Советские люди пугали эмигрантов даже на фотографиях: без носков ходят (летом). Казалось, однако, что уродство пройдет, что Россия вернется к своим традициям и тогда окажется, что эмиграция стала соединительным мостом между прошлым и будущим. В Париже в 1924 году Бунин произнес речь «Миссия русской эмиграции». Писатель говорил о погибели России, имея в виду тысячелетнюю Россию с ее православной верой, сложившимся общественным укладом с царем во главе государства, с историческими завоеваниями, победами и великими культурными достижениями. Миссия русской эмиграции виделась в сохранении этой преемственности. Но как это сделать — ни политики, ни писатели, ни философы, ни тем более юные балерины ответа бы дать не смогли.
Никакой мотивации жить в чужой стране у большинства не было. Вернуться для барской жизни и всенародной славы? Это удалось Алексею Толстому, а Сергей Прокофьев умер в коммунальной квартире. Старенький и больной Куприн уехал, чтобы умереть на родине; Горького почти выкрали — это была знаковая фигура, и писатель был обязан продолжать служить революции. Бунин же и после войны, в эйфории от победы, вернуться не решился. Его России уже не существовало — а новой он не знал.

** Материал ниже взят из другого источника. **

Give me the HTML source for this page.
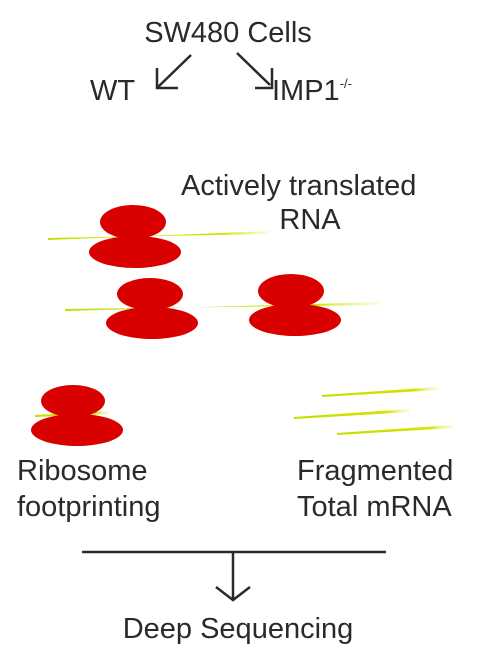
<!DOCTYPE html>
<html><head><meta charset="utf-8"><style>
html,body{margin:0;padding:0;background:#fff;}
svg{display:block;}
text{font-family:"Liberation Sans",sans-serif;fill:#2a2a2a;font-size:29px;}
</style></head><body>
<svg width="500" height="649" viewBox="0 0 500 649">
<defs>
<linearGradient id="rg" x1="0" x2="1" y1="0" y2="0"><stop offset="0" stop-color="#c8dc00"/><stop offset="0.8" stop-color="#d4e400"/><stop offset="1" stop-color="#eef5a0" stop-opacity="0.3"/></linearGradient>
</defs>
<text x="228" y="42" text-anchor="middle">SW480 Cells</text>
<g stroke="#2a2a2a" stroke-width="2.5" fill="none">
<path d="M191 55 L158 87 M157 68 L157 88 L178 88"/>
<path d="M237 53 L270 85 M255 88 L272 88 L272 68"/>
</g>
<text x="90" y="100">WT</text>
<text x="272" y="100">IMP1<tspan font-size="13" dy="-12">-/-</tspan></text>
<text x="181" y="195">Actively translated</text>
<text x="310" y="229" text-anchor="middle">RNA</text>
<g>
<path d="M48 240 L270 231 L270 234 L48 238 Z" fill="url(#rg)"/>
<path d="M65 311 L380 302 L380 305 L65 309 Z" fill="url(#rg)"/>
<path d="M35 415 L110 411 L110 414 L35 417 Z" fill="url(#rg)"/>
<path d="M322 395 L438 387 L438 390 L322 397 Z" fill="url(#rg)"/>
<path d="M294 417 L410 409 L410 412 L294 419 Z" fill="url(#rg)"/>
<path d="M337 433 L453 425 L453 428 L337 435 Z" fill="url(#rg)"/>
</g>
<g fill="#d90000">
<ellipse cx="133" cy="222" rx="33" ry="17"/><ellipse cx="135" cy="252" rx="46" ry="16"/>
<ellipse cx="150" cy="294" rx="33" ry="16"/><ellipse cx="152" cy="323" rx="46" ry="16"/>
<ellipse cx="291" cy="291" rx="33" ry="17"/><ellipse cx="295" cy="320" rx="46" ry="16"/>
<ellipse cx="73" cy="401" rx="32" ry="16"/><ellipse cx="77" cy="430" rx="46" ry="16"/>
</g>
<text x="17" y="480">Ribosome</text>
<text x="17" y="516">footprinting</text>
<text x="297" y="480">Fragmented</text>
<text x="297" y="516">Total mRNA</text>
<g stroke="#2a2a2a" stroke-width="2.5" fill="none">
<path d="M82 552 L386 552 M233 552 L233 600 M216 587 L233 600 L250 587"/>
</g>
<text x="238" y="638" text-anchor="middle">Deep Sequencing</text>
</svg>
</body></html>
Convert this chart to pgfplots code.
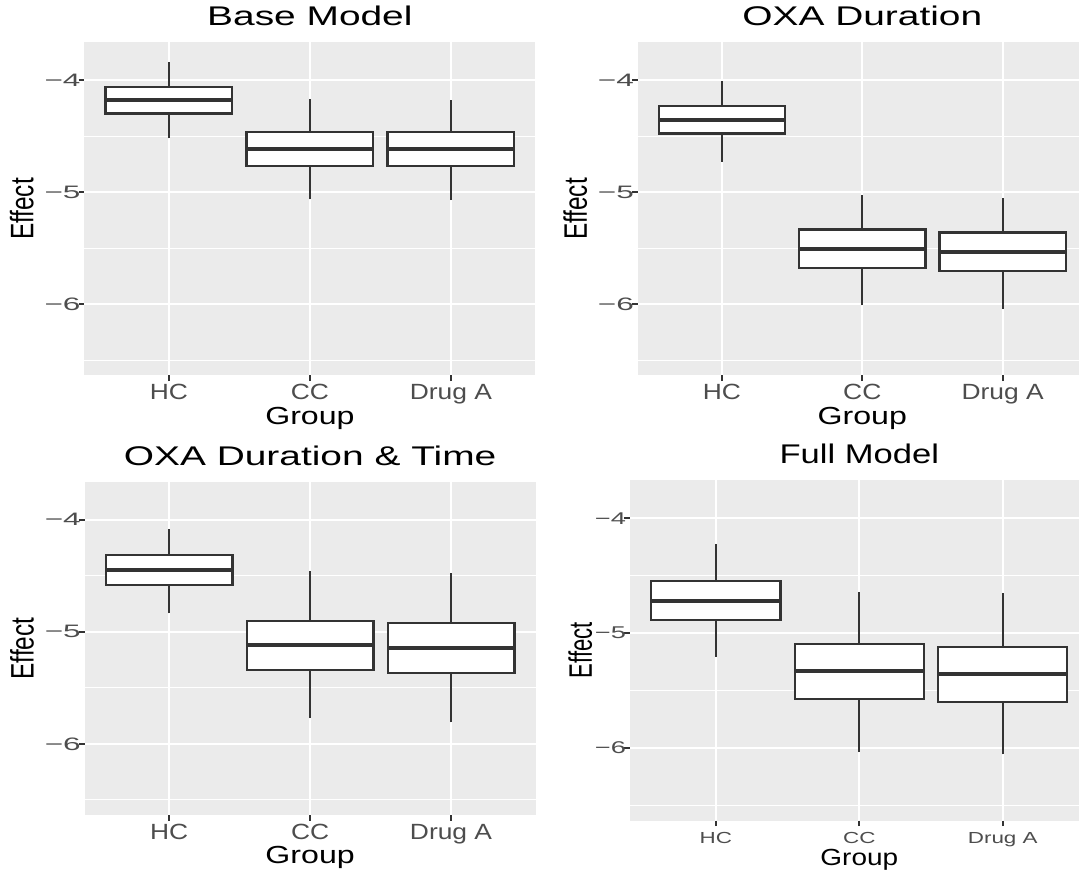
\documentclass[border=0pt]{standalone}
\usepackage{pgfplots}
\pgfplotsset{compat=1.18}
\usepackage{fontspec}
\setmainfont{Liberation Sans}
\newfontfamily\fA{Liberation Sans}[FakeStretch=1.44]
\newfontfamily\fB{Liberation Sans}[FakeStretch=1.2]
\newfontfamily\fC{Liberation Sans}[FakeStretch=1.75]
\newfontfamily\fD{Liberation Sans}[FakeStretch=1.3]
\newfontfamily\fE{Liberation Sans}[FakeStretch=0.75]
\newfontfamily\fF{Liberation Sans}[FakeStretch=1.28]
\newfontfamily\fG{Liberation Sans}[FakeStretch=1.4]
\newfontfamily\fH{Liberation Sans}[FakeStretch=1.6]
\newfontfamily\fJ{Liberation Sans}[FakeStretch=0.68]
\definecolor{bg}{RGB}{235,235,235}
\definecolor{dk}{RGB}{51,51,51}
\definecolor{tickgray}{RGB}{77,77,77}
% \bx{pos}{left}{right}{lower whisker}{lower quartile}{median}{upper quartile}{upper whisker}
\newcommand{\bx}[8]{%
  \addplot[draw=dk, line width=2.2pt] coordinates {(#1,#4) (#1,#5)};
  \addplot[draw=dk, line width=2.2pt] coordinates {(#1,#7) (#1,#8)};
  \addplot[draw=dk, fill=white, line width=2.2pt, line join=miter] coordinates {(#2,#5) (#3,#5) (#3,#7) (#2,#7)} -- cycle;
  \addplot[draw=dk, line width=4pt] coordinates {(#2,#6) (#3,#6)};
}
% tick marks under the categories
\newcommand{\xticks}{%
  \draw[dk, line width=2pt] (axis cs:1,-6.635) -- ++(0pt,-5.7pt);
  \draw[dk, line width=2pt] (axis cs:2,-6.635) -- ++(0pt,-5.7pt);
  \draw[dk, line width=2pt] (axis cs:3,-6.635) -- ++(0pt,-5.7pt);
}
\pgfplotsset{
  ggbase/.style={
    scale only axis,
    anchor=south west,
    clip=false,
    xmin=0.4, xmax=3.6, ymin=-6.635, ymax=-3.665,
    axis x line*=bottom, axis y line*=left, axis line style={draw=none},
    axis background/.style={fill=bg},
    xtick={1,2,3}, ytick={-6,-5,-4}, minor ytick={-6.5,-5.5,-4.5},
    grid=both,
    major grid style={white, line width=2pt},
    minor grid style={white, line width=1pt},
    tick align=outside,
    major tick length=5.7pt, minor tick length=0pt,
    tick style={draw=dk, line width=2pt},
    xticklabels={HC,CC,Drug A},
    yticklabels={−6,−5,−4},
    xticklabel style={text=tickgray, anchor=base, yshift=-18.5pt, inner sep=0pt},
    yticklabel style={text=tickgray, anchor=east, xshift=2pt, inner sep=0pt},
    title style={at={(axis description cs:0.5,1)}, anchor=base, yshift=10.5pt},
    xlabel style={at={(axis description cs:0.5,0)}, anchor=base},
    ylabel style={at={(axis description cs:0,0.5)}, anchor=base},
    xlabel={Group}, ylabel={Effect},
  },
  ggA/.style={
    ggbase,
    title style={font=\fA\fontsize{27}{27}\selectfont},
    xticklabel style={font=\fB\fontsize{22}{22}\selectfont},
    yticklabel style={font=\fC\fontsize{18}{18}\selectfont},
    xlabel style={font=\fD\fontsize{24.7}{24.7}\selectfont, yshift=-48.8pt},
    ylabel style={font=\fE\fontsize{32.5}{32.5}\selectfont, yshift=51pt},
  },
}
\begin{document}
\begin{tikzpicture}
\fill[white] (0,0) rectangle (1079pt,873pt);
\useasboundingbox (0,0) rectangle (1079pt,873pt);
\clip (0,0) rectangle (1079pt,873pt);

% Panel 1
\begin{axis}[ggA, at={(84.4pt,497.5pt)}, width=451pt, height=333pt,
  title={Base Model}]
\bx{1}{0.55}{1.45}{-4.521}{-4.298}{-4.176}{-4.065}{-3.842}
\bx{2}{1.55}{2.45}{-5.065}{-4.765}{-4.616}{-4.461}{-4.173}
\bx{3}{2.55}{3.45}{-5.071}{-4.768}{-4.616}{-4.464}{-4.179}
\xticks
\end{axis}

% Panel 2
\begin{axis}[ggA, at={(637.8pt,497.5pt)}, width=449pt, height=333pt,
  title={OXA Duration}]
\bx{1}{0.55}{1.45}{-4.729}{-4.476}{-4.354}{-4.232}{-4.012}
\bx{2}{1.55}{2.45}{-6.009}{-5.676}{-5.503}{-5.333}{-5.027}
\bx{3}{2.55}{3.45}{-6.039}{-5.702}{-5.530}{-5.360}{-5.048}
\xticks
\end{axis}

% Panel 3
\begin{axis}[ggA, at={(84.6pt,57.9pt)}, width=451pt, height=333pt,
  title={OXA Duration \& Time}]
\bx{1}{0.55}{1.45}{-4.836}{-4.580}{-4.449}{-4.318}{-4.080}
\bx{2}{1.55}{2.45}{-5.771}{-5.342}{-5.119}{-4.902}{-4.461}
\bx{3}{2.55}{3.45}{-5.807}{-5.369}{-5.146}{-4.923}{-4.476}
\xticks
\end{axis}

% Panel 4
\begin{axis}[ggbase, at={(629.8pt,52.5pt)}, width=459pt, height=340.6pt,
  title={Full Model},
  title style={font=\fF\fontsize{27}{27}\selectfont},
  xticklabel style={font=\fG\fontsize{16}{16}\selectfont, yshift=1.3pt},
  yticklabel style={font=\fH\fontsize{17}{17}\selectfont},
  xlabel style={font=\fB\fontsize{23.3}{23.3}\selectfont, yshift=-45pt},
  ylabel style={font=\fJ\fontsize{32.5}{32.5}\selectfont, yshift=38pt}]
\bx{1}{0.55}{1.45}{-5.206}{-4.887}{-4.718}{-4.549}{-4.227}
\bx{2}{1.55}{2.45}{-6.038}{-5.578}{-5.334}{-5.099}{-4.640}
\bx{3}{2.55}{3.45}{-6.058}{-5.605}{-5.358}{-5.119}{-4.654}
\xticks
\end{axis}
\end{tikzpicture}
\end{document}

Никаких стратегий у эмиграции не было — было выживание. «Так всех нас разметало по белому свету, / Что не хватит бумаги заполнить анкету», — определила русскую скитальческую судьбу XX века Ларисса Андерсен. Когда поэтесса скончалась на 102-м году жизни, метафора возникла сама — последний лепесток восточной, харбинской ветви эмиграции отлетел. «Писать стихи на русском, живя среди иностранцев (а я всю жизнь пишу только на родном языке), — это то же самое, что танцевать при пустом зале», — признавалась поэтесса.